Stated problem: Print exactly the lines that run from the line containing "Clone this chart in seaborn and matplotlib." to the line containing "import seaborn as sns", both included, and nothing else; pictures stay out.

Records provided:
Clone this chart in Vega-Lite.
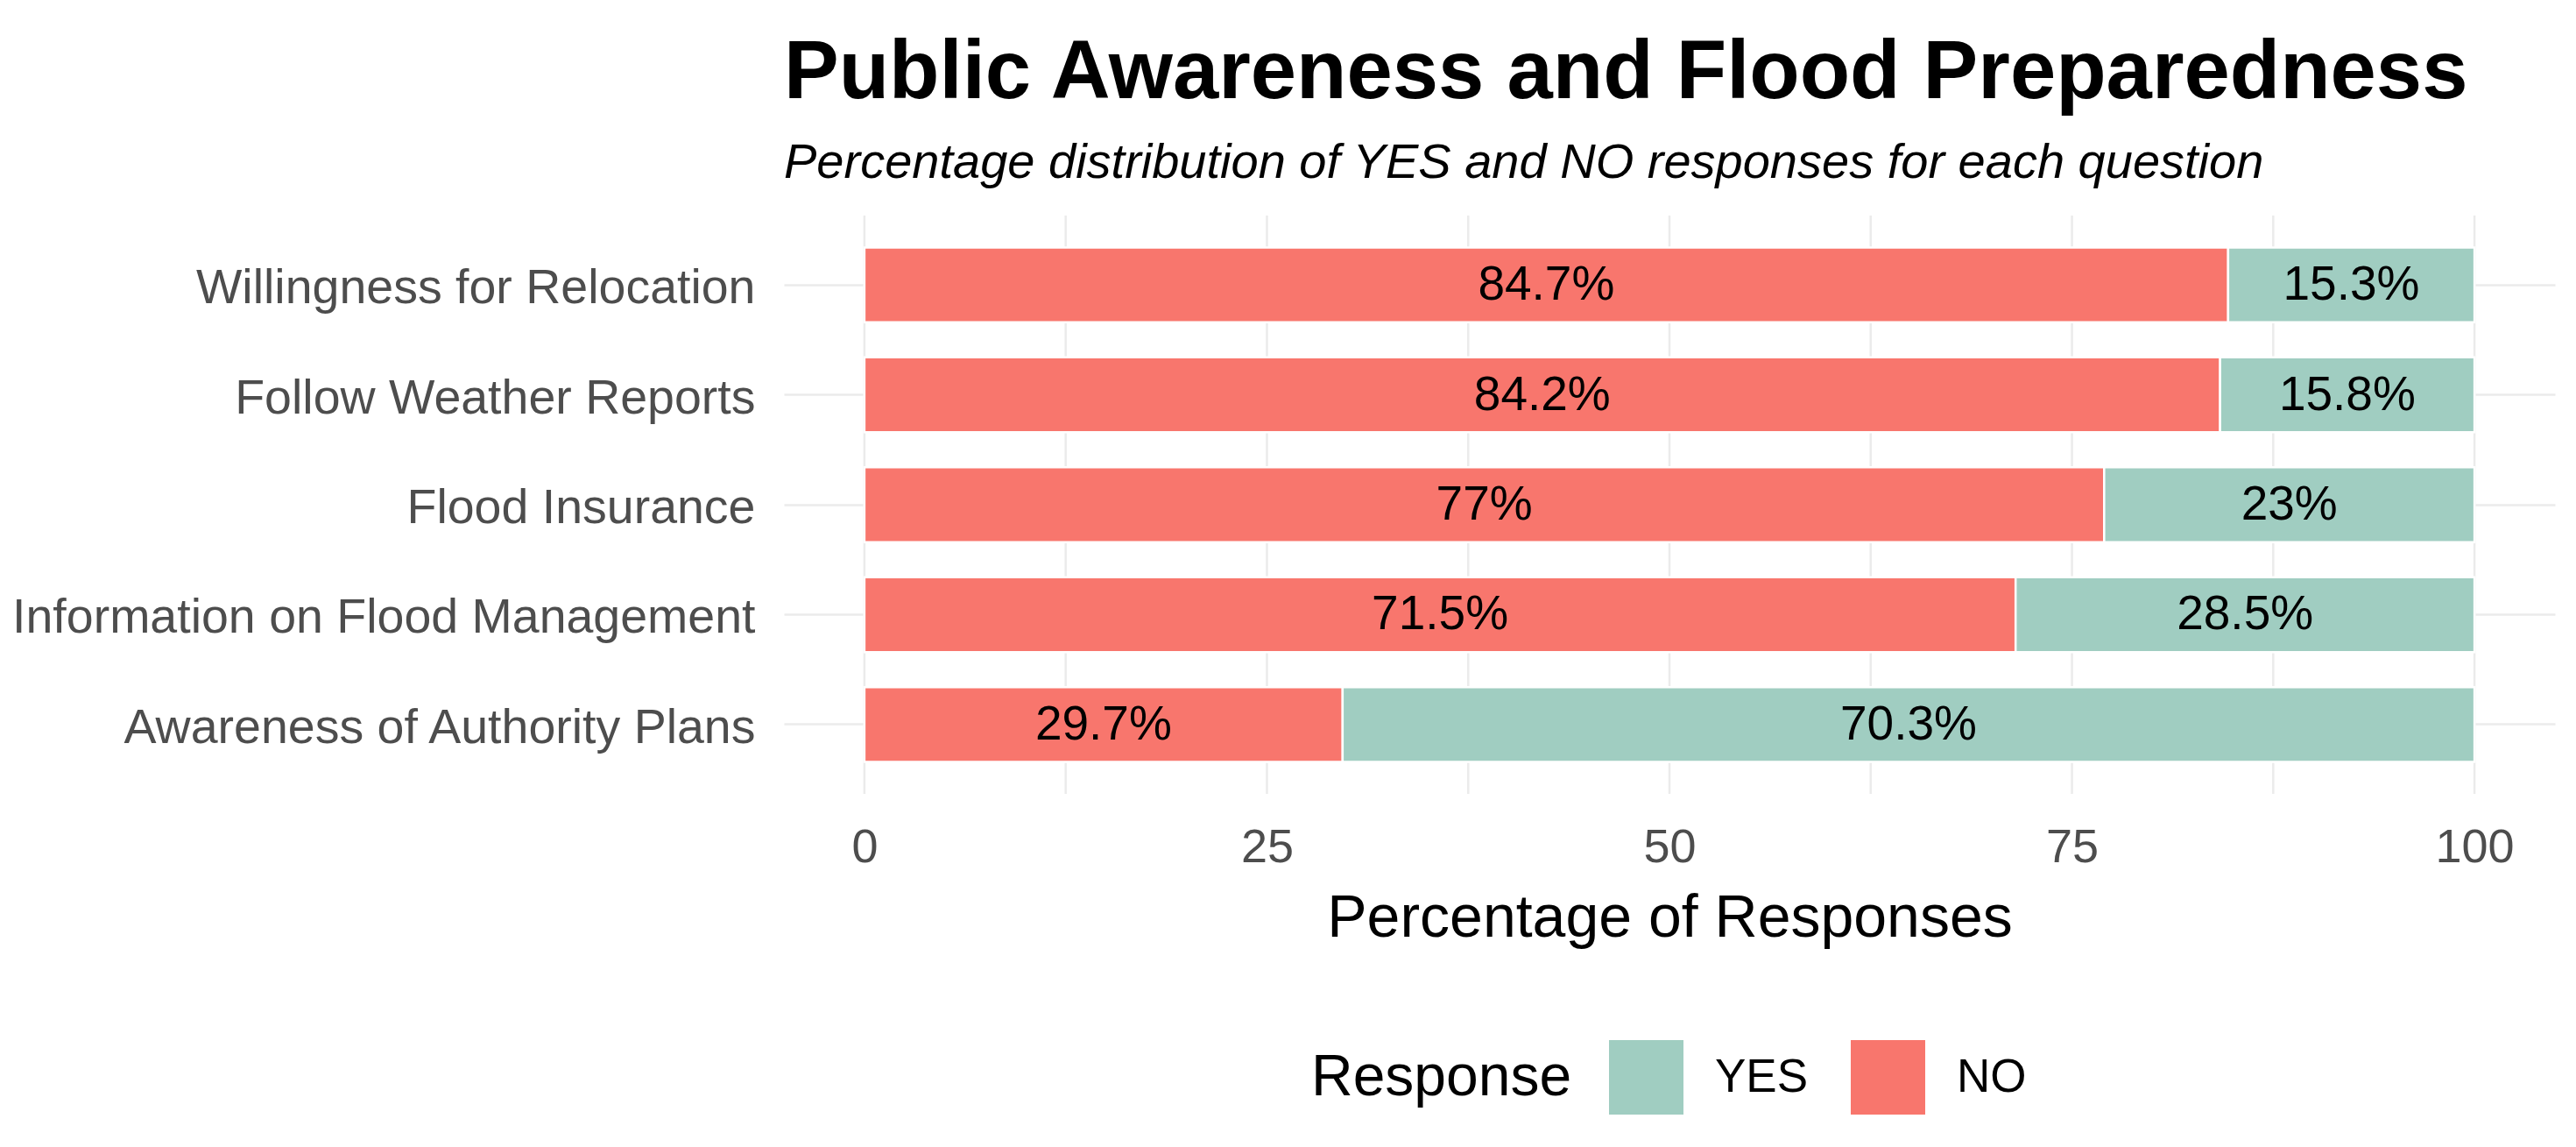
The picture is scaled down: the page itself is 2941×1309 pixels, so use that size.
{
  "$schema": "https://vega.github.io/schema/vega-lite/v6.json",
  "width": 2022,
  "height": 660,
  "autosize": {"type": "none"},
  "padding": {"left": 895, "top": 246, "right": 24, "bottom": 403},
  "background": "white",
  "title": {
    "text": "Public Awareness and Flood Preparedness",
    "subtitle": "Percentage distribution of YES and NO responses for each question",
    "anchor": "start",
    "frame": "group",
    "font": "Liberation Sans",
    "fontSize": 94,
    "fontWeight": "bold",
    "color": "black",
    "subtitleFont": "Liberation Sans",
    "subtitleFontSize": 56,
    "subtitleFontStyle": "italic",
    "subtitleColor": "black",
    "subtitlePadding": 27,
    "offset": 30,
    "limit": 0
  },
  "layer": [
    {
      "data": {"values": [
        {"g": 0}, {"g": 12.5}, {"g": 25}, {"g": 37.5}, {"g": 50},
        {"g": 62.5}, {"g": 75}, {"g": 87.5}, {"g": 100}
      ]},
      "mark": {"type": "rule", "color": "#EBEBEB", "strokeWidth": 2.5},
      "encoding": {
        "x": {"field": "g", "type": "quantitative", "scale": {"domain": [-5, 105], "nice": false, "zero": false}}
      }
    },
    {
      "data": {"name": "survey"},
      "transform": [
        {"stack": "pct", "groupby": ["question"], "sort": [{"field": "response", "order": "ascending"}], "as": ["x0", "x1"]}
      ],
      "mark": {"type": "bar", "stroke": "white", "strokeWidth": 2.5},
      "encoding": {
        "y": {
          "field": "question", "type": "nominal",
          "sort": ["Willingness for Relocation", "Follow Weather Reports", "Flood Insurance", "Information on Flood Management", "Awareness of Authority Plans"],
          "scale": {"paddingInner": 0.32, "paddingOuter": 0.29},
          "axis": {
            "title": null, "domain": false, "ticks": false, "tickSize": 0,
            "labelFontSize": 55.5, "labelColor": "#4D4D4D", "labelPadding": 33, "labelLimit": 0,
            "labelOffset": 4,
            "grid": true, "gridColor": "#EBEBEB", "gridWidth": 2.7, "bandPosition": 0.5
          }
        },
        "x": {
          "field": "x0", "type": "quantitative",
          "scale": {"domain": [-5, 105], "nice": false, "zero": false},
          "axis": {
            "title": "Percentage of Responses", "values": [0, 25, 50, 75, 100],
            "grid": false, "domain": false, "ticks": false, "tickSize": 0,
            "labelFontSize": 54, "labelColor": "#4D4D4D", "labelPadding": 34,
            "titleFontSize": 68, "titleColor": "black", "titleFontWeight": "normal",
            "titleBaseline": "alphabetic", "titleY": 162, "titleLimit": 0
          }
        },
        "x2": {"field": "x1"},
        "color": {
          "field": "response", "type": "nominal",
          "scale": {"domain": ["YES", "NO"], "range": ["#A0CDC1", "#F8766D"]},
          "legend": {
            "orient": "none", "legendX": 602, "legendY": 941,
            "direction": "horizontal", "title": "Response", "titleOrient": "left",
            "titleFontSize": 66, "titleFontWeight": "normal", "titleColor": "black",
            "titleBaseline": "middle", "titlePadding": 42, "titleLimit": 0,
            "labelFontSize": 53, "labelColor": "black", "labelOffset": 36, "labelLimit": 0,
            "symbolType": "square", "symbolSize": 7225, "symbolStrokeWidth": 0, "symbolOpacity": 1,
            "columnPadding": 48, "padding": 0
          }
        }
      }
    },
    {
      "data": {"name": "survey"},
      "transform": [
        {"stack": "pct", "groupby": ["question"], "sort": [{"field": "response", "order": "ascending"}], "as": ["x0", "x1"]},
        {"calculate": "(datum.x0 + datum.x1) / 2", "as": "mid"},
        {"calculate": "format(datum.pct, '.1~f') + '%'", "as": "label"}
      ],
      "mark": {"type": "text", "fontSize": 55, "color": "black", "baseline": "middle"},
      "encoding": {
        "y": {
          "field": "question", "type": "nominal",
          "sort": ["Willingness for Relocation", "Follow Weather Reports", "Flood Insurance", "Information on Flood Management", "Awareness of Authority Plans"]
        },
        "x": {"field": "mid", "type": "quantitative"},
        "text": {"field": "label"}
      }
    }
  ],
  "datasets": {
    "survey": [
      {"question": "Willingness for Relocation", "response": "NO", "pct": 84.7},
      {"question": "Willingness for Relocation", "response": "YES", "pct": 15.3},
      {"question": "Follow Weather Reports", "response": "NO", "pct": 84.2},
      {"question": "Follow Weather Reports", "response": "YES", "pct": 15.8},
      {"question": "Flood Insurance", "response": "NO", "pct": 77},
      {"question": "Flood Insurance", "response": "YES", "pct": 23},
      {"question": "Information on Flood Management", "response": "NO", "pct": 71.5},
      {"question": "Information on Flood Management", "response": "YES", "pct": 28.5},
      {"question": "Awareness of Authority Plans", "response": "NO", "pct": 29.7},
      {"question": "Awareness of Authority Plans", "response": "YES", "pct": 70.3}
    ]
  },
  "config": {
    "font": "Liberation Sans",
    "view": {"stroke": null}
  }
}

...

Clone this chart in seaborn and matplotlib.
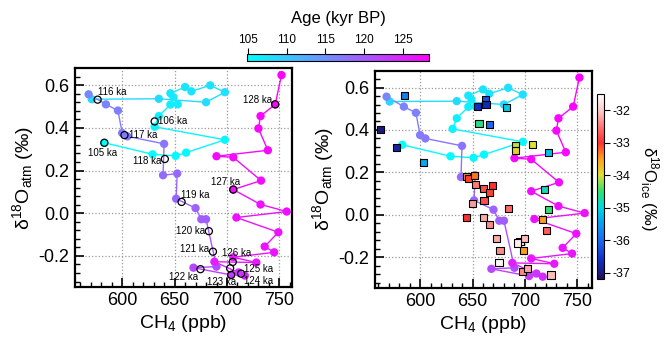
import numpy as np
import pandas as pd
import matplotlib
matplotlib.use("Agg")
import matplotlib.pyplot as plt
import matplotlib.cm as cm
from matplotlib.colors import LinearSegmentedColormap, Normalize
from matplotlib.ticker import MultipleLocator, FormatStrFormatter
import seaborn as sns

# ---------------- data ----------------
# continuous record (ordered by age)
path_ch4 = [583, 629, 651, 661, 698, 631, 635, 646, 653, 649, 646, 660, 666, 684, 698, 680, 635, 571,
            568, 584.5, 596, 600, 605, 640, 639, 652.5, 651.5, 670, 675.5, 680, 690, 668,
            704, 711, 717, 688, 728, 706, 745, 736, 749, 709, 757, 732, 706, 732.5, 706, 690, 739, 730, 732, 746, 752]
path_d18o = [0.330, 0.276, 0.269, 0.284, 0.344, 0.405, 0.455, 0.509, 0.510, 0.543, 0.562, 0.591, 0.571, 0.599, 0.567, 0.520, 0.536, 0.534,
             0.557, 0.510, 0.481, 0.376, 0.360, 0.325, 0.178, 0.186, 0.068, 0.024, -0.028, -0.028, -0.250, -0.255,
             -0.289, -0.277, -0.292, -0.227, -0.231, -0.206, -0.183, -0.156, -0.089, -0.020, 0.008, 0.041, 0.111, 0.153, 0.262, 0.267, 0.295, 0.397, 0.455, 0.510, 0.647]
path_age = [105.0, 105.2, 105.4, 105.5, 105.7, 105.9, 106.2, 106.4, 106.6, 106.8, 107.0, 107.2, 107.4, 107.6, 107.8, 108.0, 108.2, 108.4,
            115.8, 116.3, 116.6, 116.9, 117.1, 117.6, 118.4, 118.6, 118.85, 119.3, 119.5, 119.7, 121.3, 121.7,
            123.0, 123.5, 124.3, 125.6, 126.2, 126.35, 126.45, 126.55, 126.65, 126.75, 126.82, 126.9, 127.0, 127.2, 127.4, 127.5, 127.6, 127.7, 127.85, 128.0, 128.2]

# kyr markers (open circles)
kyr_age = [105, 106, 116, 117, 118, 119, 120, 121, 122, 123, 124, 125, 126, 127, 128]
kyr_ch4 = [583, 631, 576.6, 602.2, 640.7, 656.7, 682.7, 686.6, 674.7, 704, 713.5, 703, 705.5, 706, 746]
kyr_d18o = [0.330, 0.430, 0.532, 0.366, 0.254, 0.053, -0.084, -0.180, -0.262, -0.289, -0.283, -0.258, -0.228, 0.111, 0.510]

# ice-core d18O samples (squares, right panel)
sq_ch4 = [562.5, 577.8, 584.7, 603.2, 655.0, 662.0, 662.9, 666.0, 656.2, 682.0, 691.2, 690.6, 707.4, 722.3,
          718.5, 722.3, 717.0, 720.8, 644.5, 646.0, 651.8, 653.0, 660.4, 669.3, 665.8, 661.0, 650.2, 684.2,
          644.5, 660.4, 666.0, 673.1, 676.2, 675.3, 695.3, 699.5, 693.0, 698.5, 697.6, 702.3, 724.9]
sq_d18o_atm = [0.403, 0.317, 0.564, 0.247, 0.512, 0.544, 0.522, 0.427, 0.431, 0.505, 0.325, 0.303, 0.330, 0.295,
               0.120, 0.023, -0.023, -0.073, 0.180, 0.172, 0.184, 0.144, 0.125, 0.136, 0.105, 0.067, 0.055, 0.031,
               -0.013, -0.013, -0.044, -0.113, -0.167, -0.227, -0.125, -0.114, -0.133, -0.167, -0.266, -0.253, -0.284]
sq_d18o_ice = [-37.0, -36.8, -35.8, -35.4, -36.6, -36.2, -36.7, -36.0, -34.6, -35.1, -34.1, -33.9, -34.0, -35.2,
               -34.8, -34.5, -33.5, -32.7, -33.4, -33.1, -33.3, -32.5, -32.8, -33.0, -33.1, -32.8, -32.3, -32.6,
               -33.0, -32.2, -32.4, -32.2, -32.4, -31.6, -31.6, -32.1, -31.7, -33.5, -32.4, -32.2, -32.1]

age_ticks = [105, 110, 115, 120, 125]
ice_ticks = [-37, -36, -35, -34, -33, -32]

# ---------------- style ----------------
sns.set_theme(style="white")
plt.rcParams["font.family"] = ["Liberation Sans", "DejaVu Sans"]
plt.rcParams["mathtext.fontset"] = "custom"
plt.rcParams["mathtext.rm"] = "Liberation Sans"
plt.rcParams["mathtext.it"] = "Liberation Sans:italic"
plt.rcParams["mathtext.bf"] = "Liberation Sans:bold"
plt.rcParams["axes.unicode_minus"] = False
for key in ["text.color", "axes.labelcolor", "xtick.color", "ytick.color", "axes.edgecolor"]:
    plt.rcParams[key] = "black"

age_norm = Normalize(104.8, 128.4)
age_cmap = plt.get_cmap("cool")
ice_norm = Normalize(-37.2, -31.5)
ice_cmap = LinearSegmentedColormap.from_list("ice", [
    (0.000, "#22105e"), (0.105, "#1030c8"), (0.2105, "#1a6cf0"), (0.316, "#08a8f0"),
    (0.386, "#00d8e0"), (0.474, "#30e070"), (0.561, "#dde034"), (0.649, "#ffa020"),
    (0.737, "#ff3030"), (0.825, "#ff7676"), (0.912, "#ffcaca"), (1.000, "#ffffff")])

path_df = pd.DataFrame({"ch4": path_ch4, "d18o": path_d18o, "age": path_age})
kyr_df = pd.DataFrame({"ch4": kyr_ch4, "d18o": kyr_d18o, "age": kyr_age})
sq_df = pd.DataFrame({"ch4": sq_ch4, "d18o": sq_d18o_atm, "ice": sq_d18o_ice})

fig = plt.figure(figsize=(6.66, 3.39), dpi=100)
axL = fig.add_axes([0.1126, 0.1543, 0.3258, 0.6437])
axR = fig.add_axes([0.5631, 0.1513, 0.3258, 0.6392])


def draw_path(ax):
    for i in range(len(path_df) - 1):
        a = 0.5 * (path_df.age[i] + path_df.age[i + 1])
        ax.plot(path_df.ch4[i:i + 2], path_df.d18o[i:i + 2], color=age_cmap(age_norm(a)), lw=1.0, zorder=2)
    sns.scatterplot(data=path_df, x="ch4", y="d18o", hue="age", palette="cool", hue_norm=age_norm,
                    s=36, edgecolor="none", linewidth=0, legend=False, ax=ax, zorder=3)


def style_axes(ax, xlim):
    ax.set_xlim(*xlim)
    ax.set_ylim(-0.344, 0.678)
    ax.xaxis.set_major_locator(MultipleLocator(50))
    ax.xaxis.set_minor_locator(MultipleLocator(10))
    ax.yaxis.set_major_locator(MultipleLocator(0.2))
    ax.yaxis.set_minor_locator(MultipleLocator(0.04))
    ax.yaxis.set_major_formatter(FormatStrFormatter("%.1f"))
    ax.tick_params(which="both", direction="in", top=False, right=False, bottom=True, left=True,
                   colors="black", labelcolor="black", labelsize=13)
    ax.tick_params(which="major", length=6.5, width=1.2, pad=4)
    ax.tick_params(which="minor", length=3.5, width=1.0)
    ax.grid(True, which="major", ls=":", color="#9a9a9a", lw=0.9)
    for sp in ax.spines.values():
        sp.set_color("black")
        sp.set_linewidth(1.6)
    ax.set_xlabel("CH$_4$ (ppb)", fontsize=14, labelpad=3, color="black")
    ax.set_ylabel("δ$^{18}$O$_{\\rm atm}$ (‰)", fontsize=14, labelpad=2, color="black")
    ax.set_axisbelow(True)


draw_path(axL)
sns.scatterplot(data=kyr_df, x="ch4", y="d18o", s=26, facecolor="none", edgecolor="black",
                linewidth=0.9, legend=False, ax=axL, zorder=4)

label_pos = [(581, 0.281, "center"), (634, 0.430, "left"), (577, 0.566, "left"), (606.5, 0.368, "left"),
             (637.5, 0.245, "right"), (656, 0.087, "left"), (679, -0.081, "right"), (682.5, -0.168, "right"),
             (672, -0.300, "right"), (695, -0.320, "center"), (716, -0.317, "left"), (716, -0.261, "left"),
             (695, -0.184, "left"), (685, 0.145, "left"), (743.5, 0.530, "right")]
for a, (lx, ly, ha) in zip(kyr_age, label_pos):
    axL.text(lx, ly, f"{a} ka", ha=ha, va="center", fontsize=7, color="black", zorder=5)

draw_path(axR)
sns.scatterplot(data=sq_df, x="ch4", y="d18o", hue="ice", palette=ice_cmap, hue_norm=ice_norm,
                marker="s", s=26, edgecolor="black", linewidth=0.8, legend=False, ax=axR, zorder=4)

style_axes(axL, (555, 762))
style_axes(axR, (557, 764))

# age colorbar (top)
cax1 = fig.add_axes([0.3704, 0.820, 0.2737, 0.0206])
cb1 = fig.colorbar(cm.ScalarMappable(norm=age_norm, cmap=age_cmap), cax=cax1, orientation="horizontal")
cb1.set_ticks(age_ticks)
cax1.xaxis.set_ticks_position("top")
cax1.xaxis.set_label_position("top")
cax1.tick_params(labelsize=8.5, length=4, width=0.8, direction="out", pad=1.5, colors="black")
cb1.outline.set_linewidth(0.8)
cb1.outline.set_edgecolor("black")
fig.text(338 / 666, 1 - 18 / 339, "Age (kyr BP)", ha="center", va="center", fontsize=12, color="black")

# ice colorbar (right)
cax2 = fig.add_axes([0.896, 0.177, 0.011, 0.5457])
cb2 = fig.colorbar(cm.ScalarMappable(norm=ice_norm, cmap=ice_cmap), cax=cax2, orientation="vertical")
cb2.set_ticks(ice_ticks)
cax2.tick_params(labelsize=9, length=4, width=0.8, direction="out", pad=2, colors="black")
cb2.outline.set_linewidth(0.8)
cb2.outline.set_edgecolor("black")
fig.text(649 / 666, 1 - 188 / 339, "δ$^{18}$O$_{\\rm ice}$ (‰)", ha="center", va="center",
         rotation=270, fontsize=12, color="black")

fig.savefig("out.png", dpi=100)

Output for this exercise:
Clone this chart in seaborn and matplotlib.
import numpy as np
import pandas as pd
import matplotlib
matplotlib.use("Agg")
import matplotlib.pyplot as plt
import matplotlib.cm as cm
from matplotlib.colors import LinearSegmentedColormap, Normalize
from matplotlib.ticker import MultipleLocator, FormatStrFormatter
import seaborn as sns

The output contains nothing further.